Ross is an Emeritus Professor in Economics at The Australian National University and an Emeritus Professor in Business and Economics at the University of Melbourne. Over the past fifty years, he has had many senior roles in business and as a policy advisor and diplomat. Ross was the senior economic policy official in Papua New Guinea’s Department of Finance in the years straddling Independence in 1975, principal economic adviser to Australian Prime Minister Bob Hawke from 1983 to1985, and Australian Ambassador to China from 1985 to 1988. He was awarded a Companion of the Order of Australia (AC) in 2017 for work on climate change and energy, and an Officer of the Order of Australia (AO) in 1993 for services to education and international relations.

He is the author of numerous publications in scholarly journals on international economics, public finance and economic development, particularly in relation to East Asia and the Southwest Pacific. His recent books include Superpower Transformation: Making Australia’s zero-carbon future, Black Inc (2022), Superpower: Australia’s low carbon opportunity, Black Inc. (2019) and RESET: Restoring Australia after the Pandemic Recession (2021).

Ross is a Distinguished Fellow of the Australian Economic Society, Distinguished Life Member of the Australian Agricultural and Resources Economics Society, Fellow of the Australia Academy of Social Sciences and Honorary Professor of the Chinese Academy of Social Sciences.

Ross is Director, ZEN Energy and Director, Superpower Institute.

MODERATOR

Professor Michael Brear
Director, Melbourne Energy Institute 
The University of Melbourne

Michael Brear is a mechanical engineer and the Director of the Melbourne Energy Institute (MEI) at the University of Melbourne. MEI facilitates the University’s research on the technical, economic, environmental and social impacts of energy.

Michael is a Fellow of the Australian Academy of Technology and Engineering, the Combustion Institute, Engineers Australia and the Australian Institute of Energy. He previously established the University’s multi-disciplinary degree, the Master of Energy Systems. Prior to commencing at the University of Melbourne, Michael worked for ICI Australia (now Orica), and then undertook graduate studies at Cambridge University and post-doctoral research at the Massachusetts Institute of Technology.

MEInetwork23

To transform our energy system, we first need to understand how it works. The MEInetwork Seminar Series aims to give participants a sound understanding of the current technical and economic factors that underpin the Australian energy system. Knowledge of these market factors is critical in determining the changes required to move towards a clean energy system.
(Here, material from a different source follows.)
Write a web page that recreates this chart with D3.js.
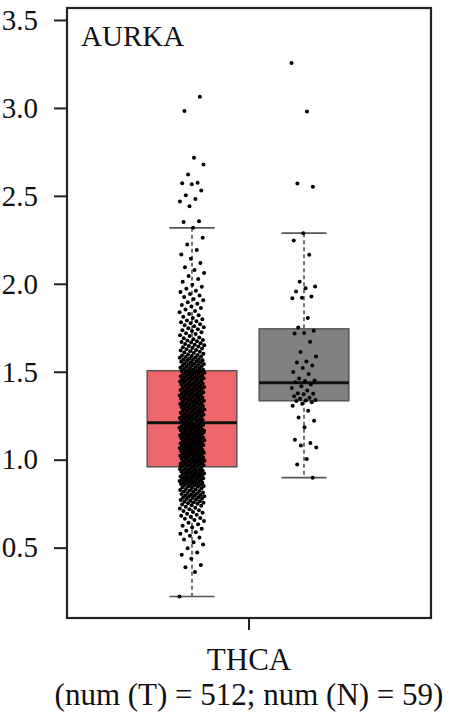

Each year, the Seminar Series takes a deep dive into the complete supply and value chain of one of our primary energy vectors. In 2023, the MEInetwork23 Seminar Series will be comprised of five seminars on the topic of energy commodities, investigating operation of  crude oil and product supply chains, uranium mining and refining, energy commodity trading, new energy commodities and critical minerals, and fiscal policy to support future energy commodity exports.